Coming from a business background himself, Jinnah understood the transformative power of commerce and trade. As documented in Quaid-i-Azam Papers edited by Zawar Hussain Zaidi, Jinnah viewed commerce and trade as “the very life-blood of the nation.” He believed that a thriving business environment, supported by strong institutions and ethical governance, was essential for national strength and social stability.

Today, Pakistan’s repeated cycles of borrowing and austerity stand in sharp contrast to this vision. Economic dependence has increasingly constrained policy autonomy and undermined public trust. Reconnecting with Quaid’s emphasis on self-reliance does not imply isolationism; rather, it calls for strengthening domestic capacity, managing resources responsibly, investing in human capital, and fostering innovation.

Jinnah envisioned a Pakistan that produced, industrialised, and innovated rather than one that merely consumed imported goods or relied on foreign assistance. This vision closely aligns with what contemporary political economy identifies as a developmental state approach, one that balances markets with strategic state guidance.

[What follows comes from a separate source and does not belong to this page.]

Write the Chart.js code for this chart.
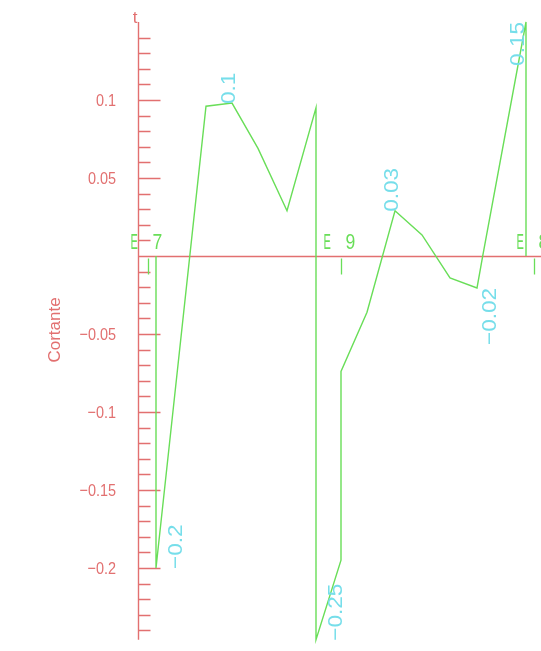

Quaid-i-Azam’s vision of a self-reliant Pakistan was not utopian. It was grounded in economic realism, social justice, and national dignity. Pakistan’s failure to realise this vision reflects not destiny, but choices that can still be revised. The experiences of Malaysia, South Korea, and Vietnam demonstrate that late development is possible when political will, institutional discipline, and productive investment align. For Pakistan, breaking the begging bowl will require confronting elite capture, entrenched interests, prioritising production over consumption, and restoring economic sovereignty through reforms rather than rhetoric.